» WORK TO BE COMPLETED: Leave out the pictures; transcribe all else exactly.

((

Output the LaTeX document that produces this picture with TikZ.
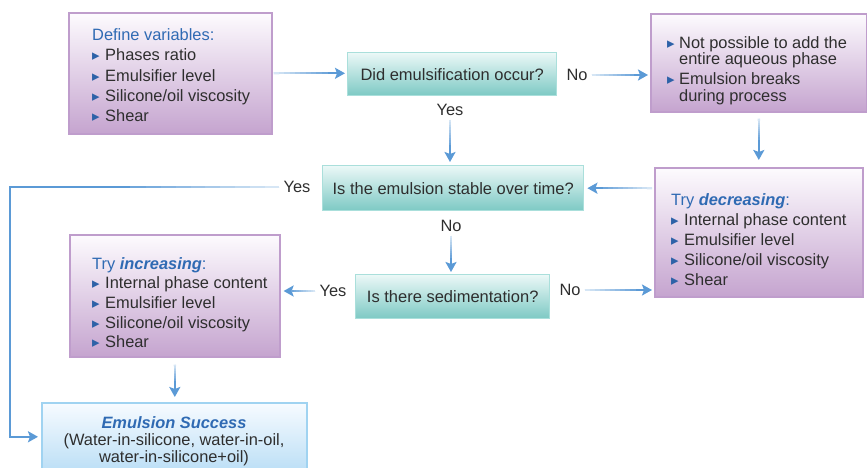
\documentclass[tikz,border=0pt]{standalone}
\usepackage{fontspec}
\setmainfont{Liberation Sans}
\newfontfamily\symfont{DejaVu Sans}
\usetikzlibrary{arrows.meta,calc}
\definecolor{pborder}{HTML}{BF9DCC}
\definecolor{ptop}{HTML}{FDFBFE}
\definecolor{pbot}{HTML}{C5A4CF}
\definecolor{tborder}{HTML}{AADFDB}
\definecolor{ttop}{HTML}{EBF8F7}
\definecolor{tbot}{HTML}{7DC9C4}
\definecolor{sborder}{HTML}{A0D3F1}
\definecolor{stop}{HTML}{F7FBFF}
\definecolor{sbot}{HTML}{BCDFF6}
\definecolor{arr}{HTML}{5B9AD6}
\definecolor{ttl}{HTML}{2F6AB3}
\definecolor{bulc}{HTML}{2D62A8}
\definecolor{txtc}{HTML}{2E2E2E}
\newcommand\bul[1][13pt]{\makebox[#1][l]{\color{bulc}\symfont\fontsize{15}{15}\selectfont ▸}}
% gradient overlay: light at #2, full colour towards #3, over fraction #1
\newcommand\gseg[3][0.75]{%
  \foreach \i [evaluate=\i as \s using \i*#1/10, evaluate=\i as \e using (\i+1)*#1/10+0.005,
               evaluate=\i as \c using int(25+70*\i/10)] in {0,...,9}
    {\draw[draw=arr!\c, line width=2.4pt] ($(#2)!\s!(#3)$) -- ($(#2)!\e!(#3)$);}}
\newcommand\conn[3][0.75]{\draw[arw] (#2) -- (#3); \gseg[#1]{#2}{#3}}
\begin{document}
\begin{tikzpicture}[x=1pt,y=-1pt,
  pbox/.style={draw=pborder, line width=1.6pt, top color=ptop, bottom color=pbot, inner sep=0pt, anchor=north west},
  tbox/.style={draw=tborder, line width=1.4pt, top color=ttop, bottom color=tbot, inner sep=0pt, anchor=north west, text=txtc, font=\fontsize{16.5}{20}\selectfont},
  sbox/.style={draw=sborder, line width=1.6pt, top color=stop, bottom color=sbot, inner sep=0pt, anchor=north west},
  txt/.style={text=txtc, font=\fontsize{16.4}{20.25}\selectfont, inner sep=0pt, align=left, anchor=north west},
  lbl/.style={text=txtc, font=\fontsize{16.4}{20}\selectfont, inner sep=4pt},
  arw/.style={draw=arr, line width=2.4pt, -{Stealth[length=10pt,width=11pt,inset=2pt]}}]
\useasboundingbox (0,0) rectangle (867,468);
% boxes
\node[pbox, minimum width=203pt, minimum height=121pt] (def) at (68,12) {};
\node[tbox, minimum width=209pt, minimum height=43pt] (did) at (347,52) {Did emulsification occur?};
\node[pbox, minimum width=216pt, minimum height=98pt] (tr) at (650,13) {};
\node[tbox, minimum width=261pt, minimum height=45pt] (stab) at (322,165) {Is the emulsion stable over time?};
\node[pbox, minimum width=208pt, minimum height=129pt] (dec) at (654,167) {};
\node[pbox, minimum width=210pt, minimum height=122pt] (inc) at (69,234) {};
\node[tbox, minimum width=194pt, minimum height=44pt] (sed) at (355,274) {Is there sedimentation?};
\node[sbox, minimum width=265pt, minimum height=68pt] (succ) at (41,402) {};
% box texts
\node[txt] (deft) at (92,28.5) {{\color{ttl}Define variables:}\\
  \bul Phases ratio\\ \bul Emulsifier level\\ \bul Silicone/oil viscosity\\ \bul Shear};
\node[txt, font=\fontsize{16.4}{16.5}\selectfont] (trt) at (667,36) {\bul[12pt]Not possible to add the\\
  \hspace*{12pt}entire aqueous phase\\[3.5pt] \bul[12pt]Emulsion breaks\\ \hspace*{12pt}during process};
\node[txt, font=\fontsize{16.4}{20}\selectfont] (dect) at (671,193) {{\color{ttl}Try \textbf{\textit{decreasing}}:}\\
  \bul Internal phase content\\ \bul Emulsifier level\\ \bul Silicone/oil viscosity\\ \bul Shear};
\node[txt, font=\fontsize{16.4}{19.7}\selectfont] (inct) at (92,257) {{\color{ttl}Try \textbf{\textit{increasing}}:}\\
  \bul Internal phase content\\ \bul Emulsifier level\\ \bul Silicone/oil viscosity\\ \bul Shear};
\node[txt, anchor=center, align=center, font=\fontsize{16.4}{17}\selectfont] (succt) at (174,441)
  {{\color{ttl}\bfseries\itshape Emulsion Success}\\(Water-in-silicone, water-in-oil,\\water-in-silicone+oil)};
% labels
\node[lbl] (no1) at (577,75) {No};
\node[lbl] (yes1) at (450,110) {Yes};
\node[lbl] (yes2) at (297,187) {Yes};
\node[lbl] (no3) at (451,226) {No};
\node[lbl] (yes4) at (333,291) {Yes};
\node[lbl] (no5) at (570,290) {No};
% connector end points
\coordinate (c1) at (10,187);
\coordinate (a1) at ($(def.east)+(1,0)$);        \coordinate (b1) at ($(def.east -| did.west)+(-2,0)$);
\coordinate (a2) at (no1.east);                  \coordinate (b2) at ($(no1.east -| tr.west)+(-2,0)$);
\coordinate (a3) at (yes1.south);                \coordinate (b3) at ($(yes1.south |- stab.north)+(0,-3)$);
\coordinate (a4) at ($(tr.south)+(0,6)$);        \coordinate (b4) at ($(tr.south |- dec.north)+(0,-7)$);
\coordinate (a5) at ($(stab.east -| dec.west)+(-2,0)$); \coordinate (b5) at ($(stab.east)+(3,0)$);
\coordinate (a6) at (no3.south);                 \coordinate (b6) at ($(no3.south |- sed.north)+(0,-2)$);
\coordinate (a7) at (yes4.west);                 \coordinate (b7) at ($(yes4.west -| inc.east)+(3,0)$);
\coordinate (a8) at (no5.east);                  \coordinate (b8) at ($(no5.east -| dec.west)+(-2,0)$);
\coordinate (a9) at ($(inc.south)+(0,7)$);       \coordinate (b9) at ($(inc.south |- succ.north)+(0,-5)$);
\coordinate (b10) at ($(succ.west)+(-3,0)$);
% connectors
\conn{a1}{b1}
\conn{a2}{b2}
\conn[0.6]{a3}{b3}
\conn[0.5]{a4}{b4}
\conn{a5}{b5}
\conn[0.6]{a6}{b6}
\conn{a7}{b7}
\conn{a8}{b8}
\conn[0.5]{a9}{b9}
\draw[arw] (yes2.west) -- (c1) |- (b10);
\gseg[0.55]{yes2.west}{c1}
\end{tikzpicture}
\end{document}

))

» FINAL ANSWER:
Output the LaTeX document that produces this picture with TikZ.
\documentclass[tikz,border=0pt]{standalone}
\usepackage{fontspec}
\setmainfont{Liberation Sans}
\newfontfamily\symfont{DejaVu Sans}
\usetikzlibrary{arrows.meta,calc}
\definecolor{pborder}{HTML}{BF9DCC}
\definecolor{ptop}{HTML}{FDFBFE}
\definecolor{pbot}{HTML}{C5A4CF}
\definecolor{tborder}{HTML}{AADFDB}
\definecolor{ttop}{HTML}{EBF8F7}
\definecolor{tbot}{HTML}{7DC9C4}
\definecolor{sborder}{HTML}{A0D3F1}
\definecolor{stop}{HTML}{F7FBFF}
\definecolor{sbot}{HTML}{BCDFF6}
\definecolor{arr}{HTML}{5B9AD6}
\definecolor{ttl}{HTML}{2F6AB3}
\definecolor{bulc}{HTML}{2D62A8}
\definecolor{txtc}{HTML}{2E2E2E}
\newcommand\bul[1][13pt]{\makebox[#1][l]{\color{bulc}\symfont\fontsize{15}{15}\selectfont ▸}}
% gradient overlay: light at #2, full colour towards #3, over fraction #1
\newcommand\gseg[3][0.75]{%
  \foreach \i [evaluate=\i as \s using \i*#1/10, evaluate=\i as \e using (\i+1)*#1/10+0.005,
               evaluate=\i as \c using int(25+70*\i/10)] in {0,...,9}
    {\draw[draw=arr!\c, line width=2.4pt] ($(#2)!\s!(#3)$) -- ($(#2)!\e!(#3)$);}}
\newcommand\conn[3][0.75]{\draw[arw] (#2) -- (#3); \gseg[#1]{#2}{#3}}
\begin{document}
\begin{tikzpicture}[x=1pt,y=-1pt,
  pbox/.style={draw=pborder, line width=1.6pt, top color=ptop, bottom color=pbot, inner sep=0pt, anchor=north west},
  tbox/.style={draw=tborder, line width=1.4pt, top color=ttop, bottom color=tbot, inner sep=0pt, anchor=north west, text=txtc, font=\fontsize{16.5}{20}\selectfont},
  sbox/.style={draw=sborder, line width=1.6pt, top color=stop, bottom color=sbot, inner sep=0pt, anchor=north west},
  txt/.style={text=txtc, font=\fontsize{16.4}{20.25}\selectfont, inner sep=0pt, align=left, anchor=north west},
  lbl/.style={text=txtc, font=\fontsize{16.4}{20}\selectfont, inner sep=4pt},
  arw/.style={draw=arr, line width=2.4pt, -{Stealth[length=10pt,width=11pt,inset=2pt]}}]
\useasboundingbox (0,0) rectangle (867,468);
% boxes
\node[pbox, minimum width=203pt, minimum height=121pt] (def) at (68,12) {};
\node[tbox, minimum width=209pt, minimum height=43pt] (did) at (347,52) {Did emulsification occur?};
\node[pbox, minimum width=216pt, minimum height=98pt] (tr) at (650,13) {};
\node[tbox, minimum width=261pt, minimum height=45pt] (stab) at (322,165) {Is the emulsion stable over time?};
\node[pbox, minimum width=208pt, minimum height=129pt] (dec) at (654,167) {};
\node[pbox, minimum width=210pt, minimum height=122pt] (inc) at (69,234) {};
\node[tbox, minimum width=194pt, minimum height=44pt] (sed) at (355,274) {Is there sedimentation?};
\node[sbox, minimum width=265pt, minimum height=68pt] (succ) at (41,402) {};
% box texts
\node[txt] (deft) at (92,28.5) {{\color{ttl}Define variables:}\\
  \bul Phases ratio\\ \bul Emulsifier level\\ \bul Silicone/oil viscosity\\ \bul Shear};
\node[txt, font=\fontsize{16.4}{16.5}\selectfont] (trt) at (667,36) {\bul[12pt]Not possible to add the\\
  \hspace*{12pt}entire aqueous phase\\[3.5pt] \bul[12pt]Emulsion breaks\\ \hspace*{12pt}during process};
\node[txt, font=\fontsize{16.4}{20}\selectfont] (dect) at (671,193) {{\color{ttl}Try \textbf{\textit{decreasing}}:}\\
  \bul Internal phase content\\ \bul Emulsifier level\\ \bul Silicone/oil viscosity\\ \bul Shear};
\node[txt, font=\fontsize{16.4}{19.7}\selectfont] (inct) at (92,257) {{\color{ttl}Try \textbf{\textit{increasing}}:}\\
  \bul Internal phase content\\ \bul Emulsifier level\\ \bul Silicone/oil viscosity\\ \bul Shear};
\node[txt, anchor=center, align=center, font=\fontsize{16.4}{17}\selectfont] (succt) at (174,441)
  {{\color{ttl}\bfseries\itshape Emulsion Success}\\(Water-in-silicone, water-in-oil,\\water-in-silicone+oil)};
% labels
\node[lbl] (no1) at (577,75) {No};
\node[lbl] (yes1) at (450,110) {Yes};
\node[lbl] (yes2) at (297,187) {Yes};
\node[lbl] (no3) at (451,226) {No};
\node[lbl] (yes4) at (333,291) {Yes};
\node[lbl] (no5) at (570,290) {No};
% connector end points
\coordinate (c1) at (10,187);
\coordinate (a1) at ($(def.east)+(1,0)$);        \coordinate (b1) at ($(def.east -| did.west)+(-2,0)$);
\coordinate (a2) at (no1.east);                  \coordinate (b2) at ($(no1.east -| tr.west)+(-2,0)$);
\coordinate (a3) at (yes1.south);                \coordinate (b3) at ($(yes1.south |- stab.north)+(0,-3)$);
\coordinate (a4) at ($(tr.south)+(0,6)$);        \coordinate (b4) at ($(tr.south |- dec.north)+(0,-7)$);
\coordinate (a5) at ($(stab.east -| dec.west)+(-2,0)$); \coordinate (b5) at ($(stab.east)+(3,0)$);
\coordinate (a6) at (no3.south);                 \coordinate (b6) at ($(no3.south |- sed.north)+(0,-2)$);
\coordinate (a7) at (yes4.west);                 \coordinate (b7) at ($(yes4.west -| inc.east)+(3,0)$);
\coordinate (a8) at (no5.east);                  \coordinate (b8) at ($(no5.east -| dec.west)+(-2,0)$);
\coordinate (a9) at ($(inc.south)+(0,7)$);       \coordinate (b9) at ($(inc.south |- succ.north)+(0,-5)$);
\coordinate (b10) at ($(succ.west)+(-3,0)$);
% connectors
\conn{a1}{b1}
\conn{a2}{b2}
\conn[0.6]{a3}{b3}
\conn[0.5]{a4}{b4}
\conn{a5}{b5}
\conn[0.6]{a6}{b6}
\conn{a7}{b7}
\conn{a8}{b8}
\conn[0.5]{a9}{b9}
\draw[arw] (yes2.west) -- (c1) |- (b10);
\gseg[0.55]{yes2.west}{c1}
\end{tikzpicture}
\end{document}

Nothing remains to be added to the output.